I tend to summarize procedures this way: use the strengths of the language.
LANGUAGE SQL should always be the first choice; if you can use the
mechanism inside that language to do what you want to do, then it will
not only give you the best performance, but it is also the easiest to
maintain and port from system to system (no external files to worry
about, just the DDL). It's a fairly straightforward language to learn,
as it's not that much more complex than the SQL statements it will be
executing.
However, there are operations that that language can't do, such as
accessing files, opening TCPIP ports, etc. In that case, it's really a
matter of choice what EXTERNAL (ie, accessing an external library)
language you use. JAVA would probably be fine in this case, as it's
object structure tends to encapsulate complex functionality quite well,
and it's probably the second most portable language behind SQL, as you
can use the "SQLJ"-schema'ed functions (I won't describe them here --
they're documented quite well online) to manage your JAR files and
ensure changes are picked up on the server. However, most SQL inside of
JAVA procedures is dynamically executed, which can hinder performance,
and can require some configuration (picking a JDK, ensuring the files
required can be access, setting the JAVA_HEAP_SZ) in order to get the
best results.
Really, though, if you can't use LANGUAGE SQL I'd use whatever language
you're comfortable coding in.
Rafael Faria wrote:
Serge Rielau wrote:
Rafael Faria wrote:
Hi All,
We are starting a large data warehousing project using DB2 8.2 on
AIX.
There is a direction to move any new internal development to Java
and a
question was raised: Would it be a good idea to have all stored
procedures that we might need (ETL, additional transformers, etc)
for
this project and any other project written in Java as opposed to
SQL/P?
Does anyone have any number or experience in terms of performance
differences?
It depends.
I would _not_ use Java in any environment with high throughput.

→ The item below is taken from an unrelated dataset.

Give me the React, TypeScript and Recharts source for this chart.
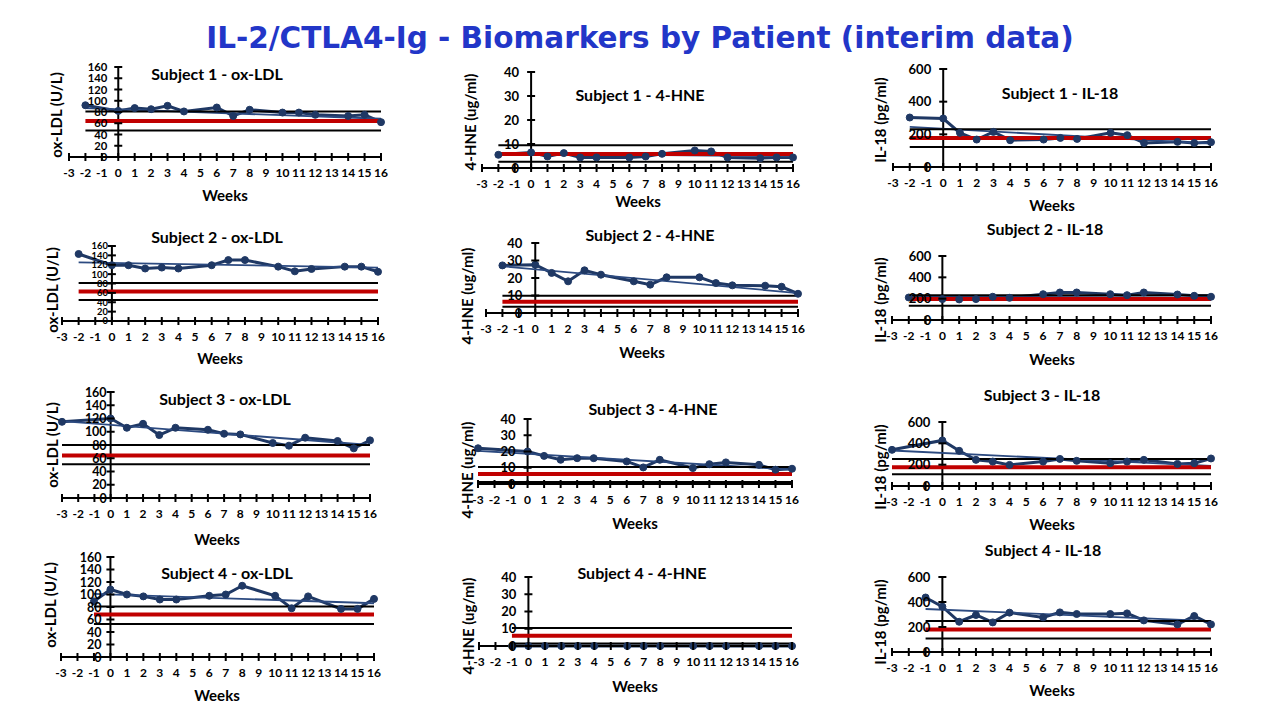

That is Java UDF in queries with many rows or Java Procs for high
through in e.g. batch processing.
Using Java to drive your complex queries (Read: it's not the Java
that
takes time it's the SQL) is no problem.
SQL Procedures are faster than Java today and they will only get
faster
from release to release.
So if your SQL in the procs takes minutes to run, the choice of
language
for logic is irrelevant.
If you drive a lot of logic in your ETL and the SQL is trivial the
choice of language is everything.
Just my 2 cents canadian
Serge
--
Serge Rielau
DB2 SQL Compiler Development
IBM Toronto Lab
Hi Serge / All,
Thanks very much for your comments. They seem to support what I
expected.
The old DW is running on Oracle on an old Unix server. The new DW is
going to be running on brand new IBM servers and on DB2 8.2 and we will
have additional feeds from new operational systems that the old DW
didn't have to handle. Therefore it's a bit hard to draw conclusions
based on the existing numbers.
At this stage, we don't anticipate any extremely sophisticated logic or
transformations on the new ETL processes. There will be a lot of data
to be moved from operational systems to the warehouse on a daily basis
though, so performance will be a very important factor.
For these reasons I'm inclined to vote against java stored procedures
at this point.
We might put together a prototype to compare both solutions just to
substantiate with numbers our decision.
Given the scenario above would you implement the Java SP using JDBC or
SQLJ?
Thanks again for any feedback.
Regards,
Rafael Faria